The stunningly beautiful Carla Hardy plays Dora, a young woman who is about to go into labor but is still smoking and drinking alcohol like there's no tomorrow. She has invited the two men who are most likely to have fathered her child to her seventh floor flat in Bilthoven to bare witness to the happy occasion. Also present is her cynical best friend Yvette (Janine van Elzakker) who despises both men even before she meets them. The first to arrive is Henk Boshuizen (Dick van den Toorn) an amiable if somewhat clumsy fellow who (in this story) bears an uncanny likeness to pro tennis player Jan Jacobs. This resemblance helps him to get away from a speeding ticket and to acquire a free meal at the Chinese take-way. However the early exchange between him and two policemen also causes some confusion because he is identified as Jan Jacobs first and Henk Boshuizen second.

Possible daddy no 2 is Salco Rirsema (Sjoerd Pleijsier) a right bastard who is only interested in money and talking about sex. He brings along what seems to be the perfect girlfriend for him: ditsy Coby Brink (Stella Verhoef) Alghough Coby refuses to have sex with Salco, she doesn't mind if he gets it elsewhere and most importantly gives him lots of money to further her career as a singer. It isn't until everyone is present that Dora lays the age-old question of Salomo before both men: which one will except the baby as his. As far as Coby is concerned, she's ready to adopt the child immediately, thinking it will be good for her image.

Naturally there is some confusion between the various people (for a while Henk thinks that Salco is Dora's doctor) and everybody has a different view on the situation which must be explained verbally (this is a filmed stage play after all). Along the way the characters also get into a lot of discussion about the meaning of life, specifically what kind of meaning their lives have meant to the world. But it never gets too philosophical for too long. In between there is a slew of quick fire one-liners and of course at one point Henk & Salco get into a fight that almost sees one of them plunging through a broken window (on the seventh floor, remember?)

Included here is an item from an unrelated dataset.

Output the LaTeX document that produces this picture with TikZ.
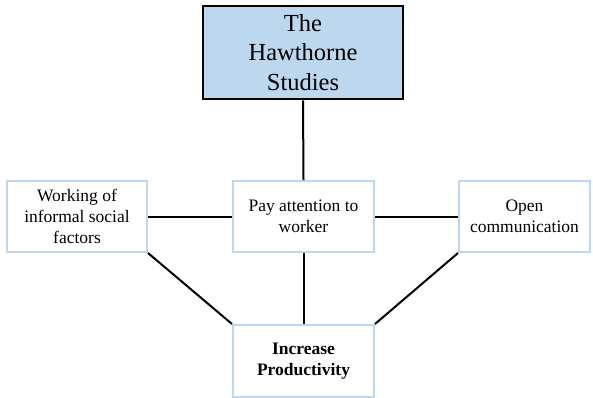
\documentclass[tikz,border=0pt]{standalone}
\usepackage{fontspec}
\setmainfont{Liberation Serif}
\definecolor{boxblue}{HTML}{BDD7EE}
\definecolor{topfill}{HTML}{BDD7EE}
\begin{document}
\begin{tikzpicture}[x=1pt,y=-1pt,
  sidebox/.style={draw=boxblue,line width=2pt,fill=white,inner sep=0pt,align=center,
    font=\fontsize{17.5}{21}\selectfont},
  conn/.style={line width=2pt,black}]
\useasboundingbox (0,0) rectangle (593,397);
\node[draw=black,line width=2.6pt,fill=topfill,minimum width=200pt,minimum height=93pt,align=center,
  font=\fontsize{24.5}{29.5}\selectfont,inner sep=0pt] (top) at (303,52.5) {The\\Hawthorne\\Studies};
\node[sidebox,minimum width=140pt,minimum height=71pt] (left) at (77,216.5) {Working of\\informal social\\factors};
\node[sidebox,minimum width=141pt,minimum height=71pt] (mid) at (303.5,216.5) {Pay attention to\\worker};
\node[sidebox,minimum width=131pt,minimum height=71pt] (right) at (524.5,216.5) {Open\\communication};
\node[sidebox,minimum width=141pt,minimum height=72pt,font=\fontsize{17.5}{21}\selectfont\bfseries] (bot) at (303.5,361) {Increase\\Productivity};
\draw[conn] (top.south) -- (mid.north);
\draw[conn] (left.east) -- (mid.west);
\draw[conn] (mid.east) -- (right.west);
\draw[conn] (mid.south) -- (bot.north);
\draw[conn] (left.south east) -- (bot.north west);
\draw[conn] (right.south west) -- (bot.north east);
\end{tikzpicture}
\end{document}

Unfortunately I am unable to compare Sans Rancune to any of Schippers other plays from the Eighties (such as Waar Gaat Het Over and Kutzwagers). But as a Television play, it works really well, better in fact than a lot of his other hour long one of specials. Although it is quite obvious from the start which of the men is the more likely candidate to claim fatherhood, and the ending is a bit predictable, it still remains very enjoyable throughout and it remains a crying shame that gorgeous Carla Hardy never became a bigger star.